普通、母親がこの家族の重しを背負っている世の中だが、ここではそれは兄の役目。
兄・ドンウク役の駒田一は、三角巾を思わせるバンダナを頭に巻いてエプロン姿。料理したり、女物の下着の洗濯もの取り込んで、オロオロしたり、本人にしたら深刻な問題を抱えているけれど、ユーモラス。そして歌がうまく安定している。

兄に反抗して家出した弟役の山崎育三郎。家に戻って来た時の迷彩服姿もすれたかんじでよかったが、雨に濡れているからと着替えた花柄のムームーのようなワンピース姿。
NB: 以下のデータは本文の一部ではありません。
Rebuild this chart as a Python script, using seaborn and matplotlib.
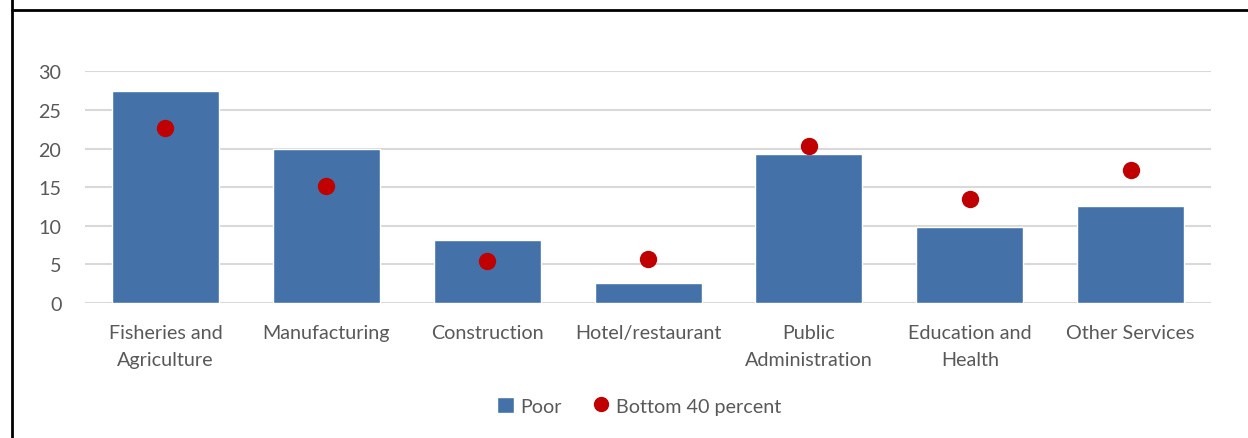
import matplotlib
matplotlib.use('Agg')
import matplotlib.pyplot as plt
import seaborn as sns
from matplotlib.lines import Line2D
from matplotlib.patches import Patch

categories = ['Fisheries and\nAgriculture', 'Manufacturing', 'Construction', 'Hotel/restaurant',
              'Public\nAdministration', 'Education and\nHealth', 'Other Services']
poor = [27.4, 20.0, 8.2, 2.6, 19.3, 9.9, 12.5]
bottom40 = [22.7, 15.2, 5.4, 5.7, 20.3, 13.5, 17.2]

bar_color = '#4472A8'
dot_color = '#C00000'
text_color = '#595959'

sns.set_style('white')
plt.rcParams['font.family'] = ['Lato', 'DejaVu Sans']

fig = plt.figure(figsize=(12.48, 4.39), dpi=100)
ax = fig.add_axes([0.0681, 0.3075, 0.9023, 0.5278])

sns.barplot(x=categories, y=poor, color=bar_color, width=0.665, ax=ax, saturation=1, zorder=2)
sns.stripplot(x=categories, y=bottom40, color=dot_color, jitter=False, size=12.5, ax=ax, zorder=3)

ax.set_ylim(0, 30)
ax.set_xlim(-0.5, 6.5)
ax.set_yticks(range(0, 31, 5))
ax.yaxis.grid(True, color='#D9D9D9', linewidth=1.5, zorder=0)
ax.set_axisbelow(True)
for s in ax.spines.values():
    s.set_visible(False)
ax.tick_params(axis='both', length=0, labelsize=14.2, labelcolor=text_color)
ax.tick_params(axis='y', pad=17)
ax.tick_params(axis='x', pad=15)
for lab in ax.get_xticklabels():
    lab.set_linespacing(1.7)

handles = [Patch(facecolor=bar_color, label='Poor'),
           Line2D([], [], marker='o', linestyle='none', markersize=10, color=dot_color, label='Bottom 40 percent')]
leg = fig.legend(handles=handles, loc='center', bbox_to_anchor=(0.512, 0.073), ncol=2, frameon=False,
                 fontsize=14.2, handlelength=0.85, handleheight=0.85, handletextpad=0.3, columnspacing=1.6)
for t in leg.get_texts():
    t.set_color(text_color)

# frame lines around the figure box
fig.add_artist(Line2D([11.5 / 1248, 11.5 / 1248], [0, 1], color='black', linewidth=2, transform=fig.transFigure))
fig.add_artist(Line2D([11.5 / 1248, 1], [1 - 10.5 / 439, 1 - 10.5 / 439], color='black', linewidth=2,
                      transform=fig.transFigure))

fig.savefig('out.png', dpi=100)
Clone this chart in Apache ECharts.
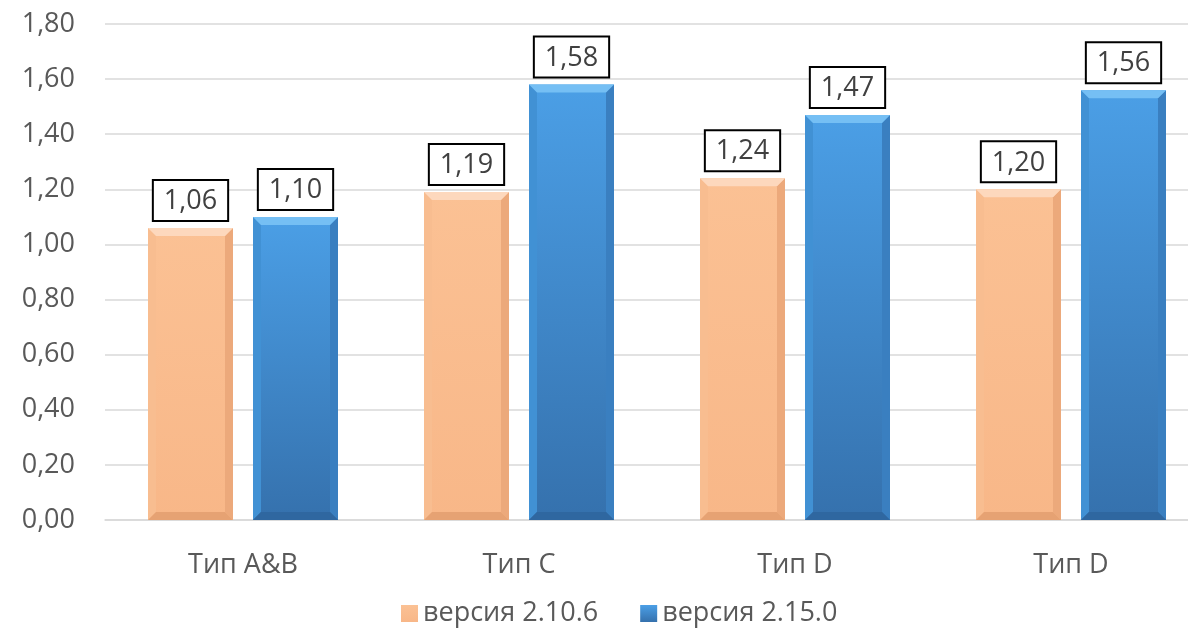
<!DOCTYPE html>
<html>
<head>
<meta charset="utf-8">
<script src="https://cdn.jsdelivr.net/npm/echarts@6/dist/echarts.min.js"></script>
<style>
  html, body { margin: 0; padding: 0; background: #fff; }
  #chart { width: 1188px; height: 637px; }
</style>
</head>
<body>
<div id="chart"></div>
<script>
// Categories and values
const categories = ['Тип A&B', 'Тип C', 'Тип D', 'Тип D'];
const seriesNames = ['версия 2.10.6', 'версия 2.15.0'];
const v2106 = [1.06, 1.19, 1.24, 1.20];
const v2150 = [1.10, 1.58, 1.47, 1.56];
const yTicks = [0, 0.2, 0.4, 0.6, 0.8, 1.0, 1.2, 1.4, 1.6, 1.8];

const fmt = v => v.toFixed(2).replace('.', ',');
const FONT = '"Open Sans", "DejaVu Sans", sans-serif';

const BAR_W = 85;
const BAR_GAP = 20;
const BEVEL = 8;

const palette = {
  orange: {
    face: new echarts.graphic.LinearGradient(0, 0, 0, 1, [
      { offset: 0, color: '#fbc194' },
      { offset: 1, color: '#f8b788' }
    ]),
    top: '#fdd8bd', left: '#f8bd90', right: '#eca97b', bottom: '#e6a273'
  },
  blue: {
    face: new echarts.graphic.LinearGradient(0, 0, 0, 1, [
      { offset: 0, color: '#4b9fe6' },
      { offset: 1, color: '#3571ad' }
    ]),
    top: '#75bff4', left: '#4191d4', right: '#3a7fc0', bottom: '#2f67a0'
  }
};

const labelStyle = {
  show: true,
  position: 'top',
  distance: 8,
  formatter: p => fmt(p.value),
  fontFamily: FONT,
  fontSize: 27,
  color: '#404040',
  backgroundColor: '#fff',
  borderColor: '#000',
  borderWidth: 2,
  padding: [7, 10, 5, 10]
};

// Bevelled edges drawn over each bar face
function bevelSeries(values, offset, colors) {
  return {
    type: 'custom',
    z: 3,
    silent: true,
    data: values.map((v, i) => [i, v]),
    encode: { x: 0, y: 1 },
    renderItem: (params, api) => {
      const ci = api.value(0);
      const v = api.value(1);
      const base = api.coord([ci, 0]);
      const top = api.coord([ci, v]);
      const cx = base[0] + offset;
      const x0 = cx - BAR_W / 2, x1 = cx + BAR_W / 2;
      const y0 = top[1], y1 = base[1], b = BEVEL;
      const poly = (pts, fill) => ({ type: 'polygon', shape: { points: pts }, style: { fill } });
      return {
        type: 'group',
        children: [
          poly([[x0, y0], [x0 + b, y0 + b], [x0 + b, y1 - b], [x0, y1]], colors.left),
          poly([[x1, y0], [x1, y1], [x1 - b, y1 - b], [x1 - b, y0 + b]], colors.right),
          poly([[x0, y1], [x0 + b, y1 - b], [x1 - b, y1 - b], [x1, y1]], colors.bottom),
          poly([[x0, y0], [x1, y0], [x1 - b, y0 + b], [x0 + b, y0 + b]], colors.top)
        ]
      };
    }
  };
}

const offset = BAR_W / 2 + BAR_GAP / 2;

const chart = echarts.init(document.getElementById('chart'));
chart.setOption({
  animation: false,
  // plot area runs past the right edge of the canvas
  grid: { left: 105, width: 1104, top: 24, bottom: 117, containLabel: false, outerBoundsMode: 'none' },
  legend: {
    bottom: 5,
    left: 396,
    itemWidth: 17,
    itemHeight: 17,
    itemGap: 42,
    icon: 'rect',
    textStyle: { fontFamily: FONT, fontSize: 27, color: '#595959', padding: [2, 0, 0, 0] },
    data: seriesNames
  },
  xAxis: {
    type: 'category',
    data: categories,
    axisLine: { lineStyle: { color: '#d9d9d9', width: 1.5 } },
    axisTick: { show: false },
    axisLabel: { fontFamily: FONT, fontSize: 27, color: '#595959', margin: 32 }
  },
  yAxis: {
    type: 'value',
    min: yTicks[0],
    max: yTicks[yTicks.length - 1],
    interval: 0.2,
    axisLine: { show: false },
    axisTick: { show: false },
    splitLine: { lineStyle: { color: '#d9d9d9', width: 1.5 } },
    axisLabel: { fontFamily: FONT, fontSize: 27, color: '#595959', margin: 30, formatter: v => fmt(v) }
  },
  series: [
    {
      name: seriesNames[0],
      type: 'bar',
      data: v2106,
      barWidth: BAR_W,
      barGap: (BAR_GAP / BAR_W * 100) + '%',
      itemStyle: { color: palette.orange.face },
      label: labelStyle,
      z: 2
    },
    {
      name: seriesNames[1],
      type: 'bar',
      data: v2150,
      barWidth: BAR_W,
      itemStyle: { color: palette.blue.face },
      label: labelStyle,
      z: 2
    },
    bevelSeries(v2106, -offset, palette.orange),
    bevelSeries(v2150, offset, palette.blue)
  ]
});
</script>
</body>
</html>
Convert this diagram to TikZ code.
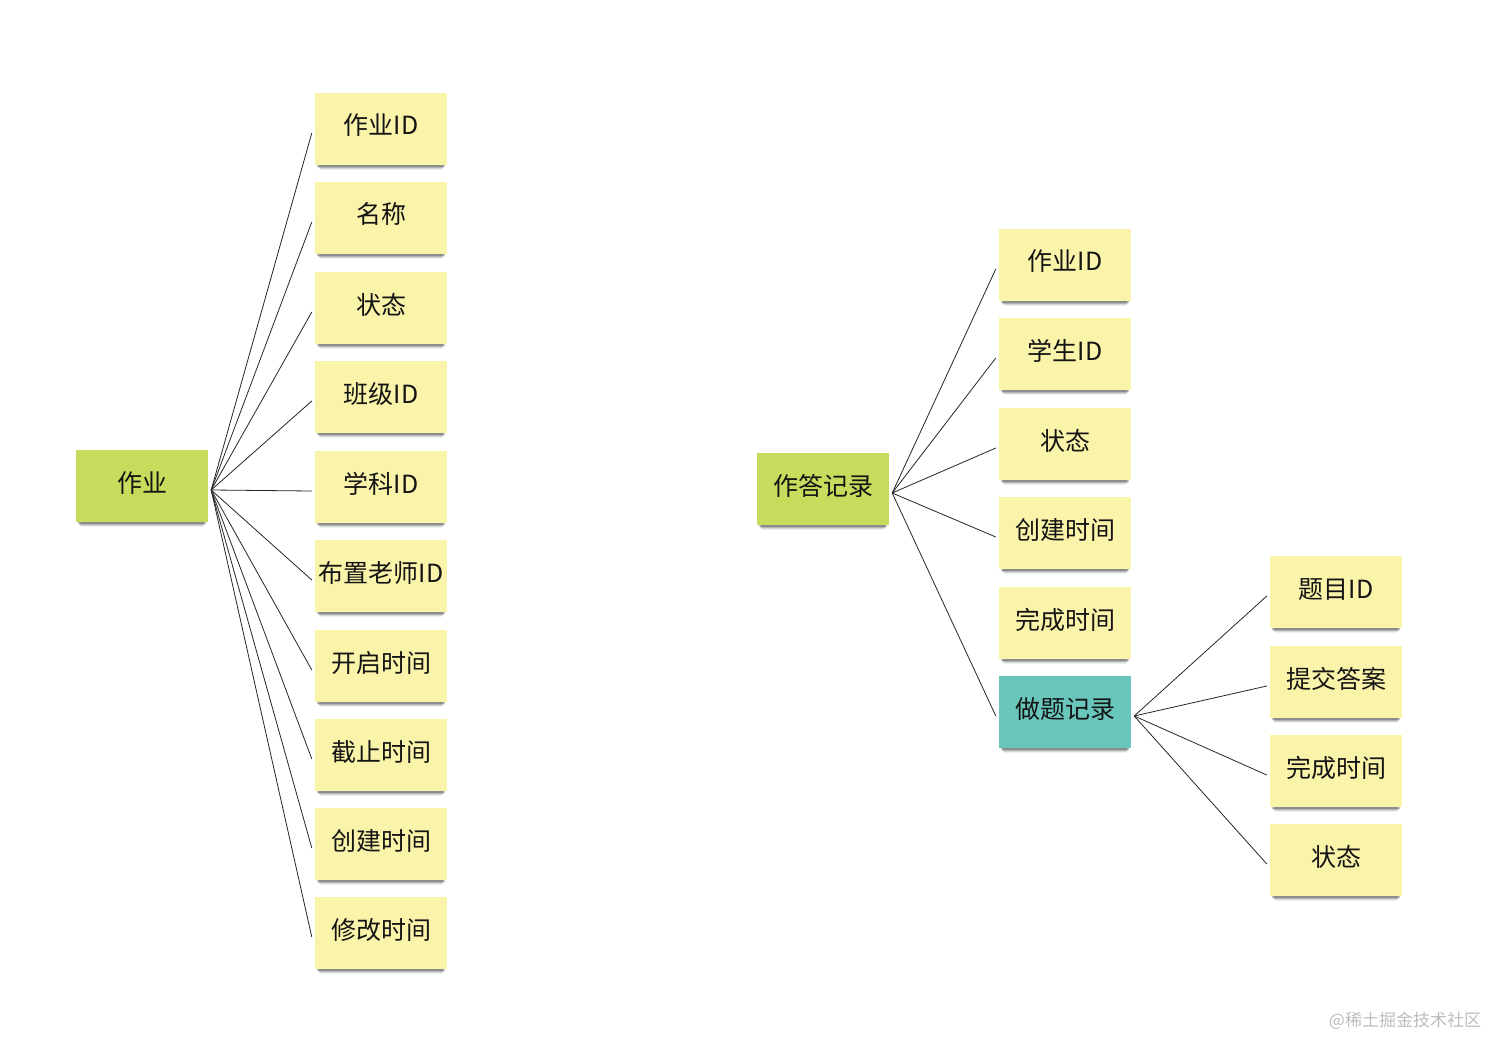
\documentclass[tikz,border=0pt]{standalone}
\usepackage{fontspec}
\setmainfont{Noto Sans CJK SC}
\usetikzlibrary{shadows}
\definecolor{noteY}{HTML}{FAF3AA}
\definecolor{noteG}{HTML}{C6DC5C}
\definecolor{noteT}{HTML}{68C6BB}
\definecolor{wm}{HTML}{BDBDBD}
\begin{document}
\begin{tikzpicture}[x=1pt,y=-1pt,
  note/.style={draw=none, fill=noteY, minimum width=132pt, minimum height=72pt, inner sep=0pt,
    text height=22pt, text depth=10pt,
    font=\fontsize{25}{28}\selectfont, text=black!92,
    drop shadow={shadow xshift=0pt, shadow yshift=-9pt, shadow scale=0.92, opacity=0.06, fill=black},
    drop shadow={shadow xshift=0pt, shadow yshift=-7pt, shadow scale=0.94, opacity=0.10, fill=black},
    drop shadow={shadow xshift=0pt, shadow yshift=-5pt, shadow scale=0.95, opacity=0.16, fill=black},
    drop shadow={shadow xshift=0pt, shadow yshift=-3pt, shadow scale=0.97, opacity=0.22, fill=black}},
  rootnote/.style={note, fill=noteG},
  tealnote/.style={note, fill=noteT},
  conn/.style={draw=black!85, line width=0.8pt}]
\useasboundingbox (0,0) rectangle (1512,1059);
\fill[white] (0,0) rectangle (1512,1059);

% left tree
\node[rootnote] (zy) at (142,486) {作业};
\node[note] (a1) at (381,129) {作业ID};
\node[note] (a2) at (381,218) {名称};
\node[note] (a3) at (381,308) {状态};
\node[note] (a4) at (381,397) {班级ID};
\node[note] (a5) at (381,487) {学科ID};
\node[note] (a6) at (381,576) {布置老师ID};
\node[note] (a7) at (381,666) {开启时间};
\node[note] (a8) at (381,755) {截止时间};
\node[note] (a9) at (381,844) {创建时间};
\node[note] (a10) at (381,933) {修改时间};
\coordinate (hA) at ([xshift=3pt,yshift=-4pt]zy.east);
\foreach \i in {1,...,10}{
  \draw[conn] (hA) -- ([xshift=-3pt,yshift=-4pt]a\i.west);
}

% right tree
\node[rootnote] (zd) at (823,489) {作答记录};
\node[note] (b1) at (1065,265) {作业ID};
\node[note] (b2) at (1065,354) {学生ID};
\node[note] (b3) at (1065,444) {状态};
\node[note] (b4) at (1065,533) {创建时间};
\node[note] (b5) at (1065,623) {完成时间};
\node[tealnote] (b6) at (1065,712) {做题记录};
\coordinate (hB) at ([xshift=3pt,yshift=-4pt]zd.east);
\foreach \i in {1,2,3,4,6}{
  \draw[conn] (hB) -- ([xshift=-3pt,yshift=-4pt]b\i.west);
}

\node[note] (c1) at (1336,592) {题目ID};
\node[note] (c2) at (1336,682) {提交答案};
\node[note] (c3) at (1336,771) {完成时间};
\node[note] (c4) at (1336,860) {状态};
\coordinate (hC) at ([xshift=3pt,yshift=-4pt]b6.east);
\foreach \i in {1,...,4}{
  \draw[conn] (hC) -- ([xshift=-3pt,yshift=-4pt]c\i.west);
}

\node[text=wm, font=\fontsize{17}{20}\selectfont] (wmk) at (1405,1021) {@稀土掘金技术社区};
\end{tikzpicture}
\end{document}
中身は突っ張っているのにアンバランスで、奇妙な魅力があった。歌も踊りも達者。

それもそのはず、後でパンフレットを見たら、“兄弟”とも、納得の経歴。しかし3人しか登場人物がいない今回のステージでは、きっと今までの舞台と違う顔を見せていたに違いない。

キュートな不思議少女、ユ・ミリ役の原田夏希。手足が長くのびやか。朝のドラマ「わかば」のイメージとは全然違う。失敗ばかりの毎日で瀬戸際にいるというものの浮世離れしたコスチュームのせいか切実感なく、悩んでいても天真爛漫。歌もバラエティのある何曲かをこなしていた。高音が不安定なところもあったが初々しく、演技も含め好感が持てた。


なぜ今日仕事が休みなのかで兄は言葉を濁す。弟は、自分の右手を変なかばい方をする。それぞれの隠し事の謎解きがあり、そして2台のピアノの出番。兄弟のジャズピアノ・デュオ。歌だけでなくピアノ演奏もあるなんて意表をつかれた。よかった。
お話の着地点は、白黒はっきりつけるわけでなく、甘過ぎるわけでなく。雨がやがてやむように自然にまかされたような。


‥とここまで来て、はたと気付いた。ちょっと待て。これは、いくらお隣とはいえ外国の話のはず。違和感ないぞ。万国共通なのか、それともお隣の国と家族文化が同じなのか。‥う〜ん、よくわからないけど、とにかく取り扱い注意の“家族愛”またの名を“重し”はたまた“火種”が暴発せずに、楽しい舞台でよかった。ただ温かいだけでなく、すれすれのところをいっていると思う。

カーテンコールでは毎回、来場者の家族へのメッセージが披露される仕掛け。これも一歩間違えば単なる家族自慢になるすれすれのところ。この日はお芝居の弾んだ余韻の中でうまく紹介されていた。


大舞台のミュージカルもいいけど、身近なテーマのこういう等身大のミュージカルも素敵だ。そう思わせてくれる舞台だった。